Every achievement you witness shines a light on every goal you haven't reached yet.
That's why another artist's victory can feel strangely personal.
Their success isn't attacking you.
It's reminding you of a promise you made to yourself.
A promise you haven't fulfilled yet.
The Dangerous Question
Most artists eventually ask:
"What do they have that I don't?"
At first it sounds harmless.
But eventually the question changes.
From:
"What do they have?"
To:
"What's wrong with me?"
And that's where comparison becomes poison.
The Quiet Grief Nobody Mentions
There is a kind of grief artists experience that nobody talks about.
It's grieving the version of yourself you thought you'd be by now.
At 18 you imagined success by 25.
At 25 you imagined stability by 30.
At 30 you're still trying.
And every time someone else succeeds, that grief wakes up again.
Keep Going Anyway
The goal isn't to stop comparison.
The goal is to survive it.
To look at someone else's success and say:
"I wish that were me."
Without letting it become:
"It will never be me."
Those are completely different sentences.
One is hope.
The other is surrender.
Maybe Your Story Is Just Slower
Maybe you're not behind.
Maybe your story is simply taking longer to unfold.
Maybe the thing you're building needs more time.
Maybe the audience you're looking for hasn't found you yet.
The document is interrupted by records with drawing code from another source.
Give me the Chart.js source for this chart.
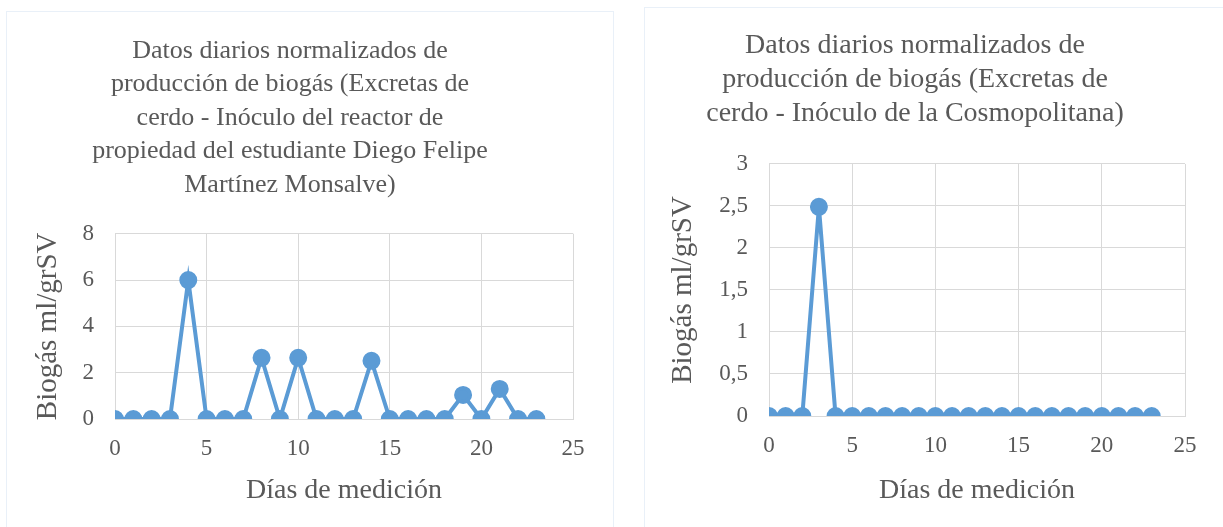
<!DOCTYPE html>
<html>
<head>
<meta charset="utf-8">
<script src="https://cdn.jsdelivr.net/npm/chart.js@4/dist/chart.umd.min.js"></script>
<style>
  body { margin: 0; background: #fff; width: 1223px; height: 527px; overflow: hidden; position: relative; }
  .panel { position: absolute; border: 1px solid #e9f0f8; box-sizing: border-box; background: #fff; }
  #p1 { left: 6px; top: 11px; width: 608px; height: 530px; }
  #p2 { left: 644px; top: 7px; width: 590px; height: 530px; }
  .panel div { position: absolute; left: 0; top: 0; }
</style>
</head>
<body>
<div class="panel" id="p1"><div style="width:607px;height:516px"><canvas id="c1"></canvas></div></div>
<div class="panel" id="p2"><div style="width:578px;height:520px"><canvas id="c2"></canvas></div></div>
<script>
// días de medición
var dias = [0, 1, 2, 3, 4, 5, 6, 7, 8, 9, 10, 11, 12, 13, 14, 15, 16, 17, 18, 19, 20, 21, 22, 23];
// reactor Diego Felipe Martínez Monsalve
var biogasReactor = [0, 0, 0, 0, 6.0, 0, 0, 0, 2.64, 0, 2.64, 0, 0, 0, 2.51, 0, 0, 0, 0, 1.04, 0, 1.3, 0, 0];
// inóculo de la Cosmopolitana
var biogasCosmo = [0, 0, 0, 2.49, 0, 0, 0, 0, 0, 0, 0, 0, 0, 0, 0, 0, 0, 0, 0, 0, 0, 0, 0, 0];

var titulo1 = ["Datos diarios normalizados de", "producción de biogás (Excretas de", "cerdo - Inóculo del reactor de", "propiedad del estudiante Diego Felipe", "Martínez Monsalve)"];
var titulo2 = ["Datos diarios normalizados de", "producción de biogás (Excretas de", "cerdo - Inóculo de la Cosmopolitana)"];

var gris = "#595959";
var azul = "#5b9bd5";
var serif = "Liberation Serif, Times New Roman, serif";

function puntos(ys) {
    return dias.map(function (d, i) { return { x: d, y: ys[i] }; });
}

function grafico(id, ys, titulo, yMax, yStep, conf) {
    var ctx = document.getElementById(id).getContext("2d");
    return new Chart(ctx, {
        type: "scatter",
        data: {
            datasets: [{
                data: puntos(ys),
                showLine: true,
                borderColor: azul,
                backgroundColor: azul,
                borderWidth: 4,
                pointRadius: 7,
                pointHoverRadius: 7
            }]
        },
        options: {
            responsive: true,
            maintainAspectRatio: false,
            animation: false,
            layout: { padding: { left: 0, right: conf.right, top: 0, bottom: 0 } },
            plugins: {
                legend: { display: false },
                tooltip: { enabled: false },
                title: {
                    display: true,
                    text: titulo,
                    color: gris,
                    font: { family: serif, size: conf.tSize, weight: "normal", lineHeight: conf.tLH },
                    padding: { top: conf.tTop, bottom: conf.tBottom }
                }
            },
            scales: {
                x: {
                    min: 0, max: 25,
                    afterFit: function (s) { s.height = conf.xH; },
                    grid: { color: "#d9d9d9", lineWidth: 1, drawTicks: false },
                    border: { color: "#d9d9d9" },
                    ticks: { stepSize: 5, color: gris, padding: 16, font: { family: serif, size: 23 } },
                    title: {
                        display: true, text: "Días de medición", color: gris,
                        font: { family: serif, size: 28, lineHeight: 1.2 },
                        padding: { top: 0, bottom: conf.xtB }
                    }
                },
                y: {
                    min: 0, max: yMax,
                    afterFit: function (s) { s.width = conf.yW; },
                    grid: { color: "#d9d9d9", lineWidth: 1, drawTicks: false },
                    border: { color: "#d9d9d9" },
                    ticks: {
                        stepSize: yStep, color: gris, padding: 21, font: { family: serif, size: 23 },
                        callback: function (v) { return String(v).replace(".", ","); }
                    },
                    title: {
                        display: true, text: "Biogás ml/grSV", color: gris,
                        font: { family: serif, size: 29, lineHeight: 1.2 },
                        padding: { top: conf.ytT, bottom: 0 }
                    }
                }
            }
        }
    });
}

grafico("c1", biogasReactor, titulo1, 8, 2, { right: 41, tSize: 26, tLH: 1.29, tTop: 22, tBottom: 32, xH: 109, xtB: 21, yW: 108, ytT: 24 });
grafico("c2", biogasCosmo, titulo2, 3, 0.5, { right: 38, tSize: 28, tLH: 1.214, tTop: 21, tBottom: 33, xH: 112, xtB: 21, yW: 124, ytT: 21 });
</script>
</body>
</html>
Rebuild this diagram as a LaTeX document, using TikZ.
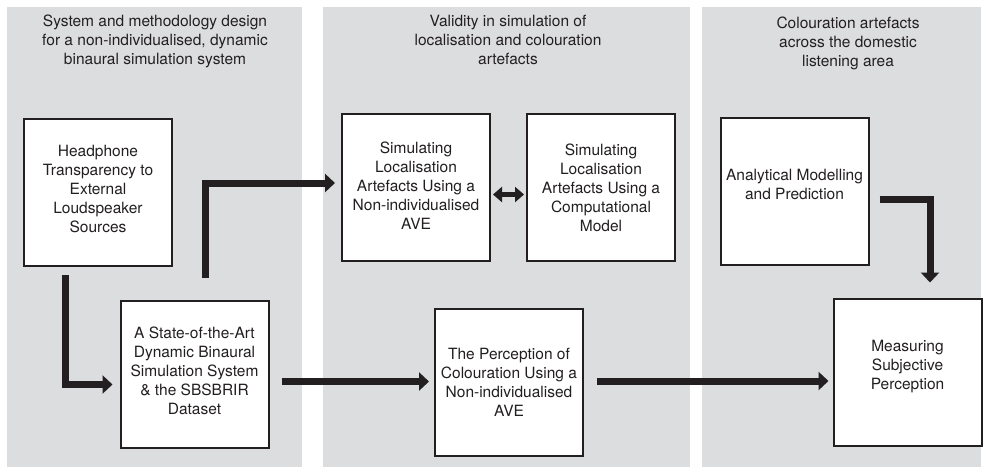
\documentclass[tikz,border=0pt]{standalone}
\usepackage{fontspec}
\setmainfont{TeX Gyre Heros}
\usetikzlibrary{arrows.meta}
\definecolor{panelgray}{HTML}{DCDDDF}
\definecolor{ink}{HTML}{231F20}
\begin{document}
\begin{tikzpicture}[x=1pt,y=-1pt,
  panel/.style={fill=panelgray,draw=none},
  box/.style={draw=ink,line width=2pt,fill=white,minimum width=148pt,minimum height=147pt,inner sep=0pt},
  txt/.style={text=ink,align=center,font=\fontsize{15.5pt}{19pt}\selectfont,inner sep=0pt},
  bigarrow/.style={draw=ink,line width=7pt,line join=miter,line cap=butt,-{Triangle[length=10pt,width=18pt]}},
  dblarrow/.style={draw=ink,line width=4.5pt,{Triangle[length=9pt,width=15pt]}-{Triangle[length=9pt,width=15pt]}}]
\useasboundingbox (0,0) rectangle (983,467);
\fill[white] (0,0) rectangle (983,467);
% panels
\fill[panel] (7,7) rectangle (302,467);
\fill[panel] (323,7) rectangle (690,467);
\fill[panel] (702,7) rectangle (981,467);
% panel titles
\node[txt] (t1) at (155,41) {System and methodology design\\for a non-individualised, dynamic\\binaural simulation system};
\node[txt] (t2) at (508,40) {Validity in simulation of\\localisation and colouration\\artefacts};
\node[txt] (t3) at (848,43.5) {Colouration artefacts\\across the domestic\\listening area};
% boxes
\node[box] (A) at (98,192.5) {};
\node[box] (B) at (194.5,374) {};
\node[box] (C) at (416,187.5) {};
\node[box] (D) at (601,187.5) {};
\node[box] (E) at (509,382) {};
\node[box] (F) at (794.5,191.5) {};
\node[box] (G) at (907.5,372) {};
% box texts
\node[txt] (tA) at ([yshift=3.5pt]A.center) {Headphone\\Transparency to\\External\\Loudspeaker\\Sources};
\node[txt] (tB) at ([yshift=3pt]B.center) {A State-of-the-Art\\Dynamic Binaural\\Simulation System\\\& the SBSBRIR\\Dataset};
\node[txt] (tC) at ([yshift=1.5pt]C.center) {Simulating\\Localisation\\Artefacts Using a\\Non-individualised\\AVE};
\node[txt] (tD) at (D.center) {Simulating\\Localisation\\Artefacts Using a\\Computational\\Model};
\node[txt] (tE) at (E.center) {The Perception of\\Colouration Using a\\Non-individualised\\AVE};
\node[txt] (tF) at ([yshift=7.5pt]F.center) {Analytical Modelling\\and Prediction};
\node[txt] (tG) at ([yshift=5pt]G.center) {Measuring\\Subjective\\Perception};
% connectors
\coordinate (aAs) at ([xshift=-33pt,yshift=-8pt]A.south);
\coordinate (aBe) at ([xshift=-7pt,yshift=-10.5pt]B.west);
\draw[bigarrow] (aAs) |- (aBe);
\coordinate (aBs) at ([xshift=10.5pt,yshift=22pt]B.north);
\coordinate (aCe) at ([xshift=-6pt,yshift=4.5pt]C.west);
\draw[bigarrow] (aBs) |- (aCe);
\coordinate (aBs2) at ([xshift=12pt,yshift=-7.5pt]B.east);
\coordinate (aEe) at ([xshift=-5pt]E.west);
\draw[bigarrow] (aBs2) -- (aEe |- aBs2);
\coordinate (aEs) at ([xshift=13pt,yshift=1pt]E.east);
\coordinate (aGe) at ([xshift=-4pt]G.west);
\draw[bigarrow] (aEs) -- (aGe |- aEs);
\coordinate (aFs) at ([xshift=10pt,yshift=-7.5pt]F.east);
\coordinate (aGn) at ([xshift=22.5pt,yshift=15pt]G.north);
\draw[bigarrow] (aFs) -| (aGn);
\coordinate (dC) at ([xshift=2pt,yshift=-7pt]C.east);
\coordinate (dD) at ([xshift=-2pt,yshift=-7pt]D.west);
\draw[dblarrow] (dC) -- (dD);
\end{tikzpicture}
\end{document}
Maybe your best work still hasn't been made.
One More Song
If someone else's success hurts today, that's okay.
You don't need to fake positivity.
You don't need to feel guilty.
Just remember:
Their success is proof that success exists. Not proof that you've missed your chance.
Tomorrow?
Make one more song.
Write one more post.
Take one more shot.
Because sometimes the only difference between the artist who made it and the artist who didn't... is that one of them kept going.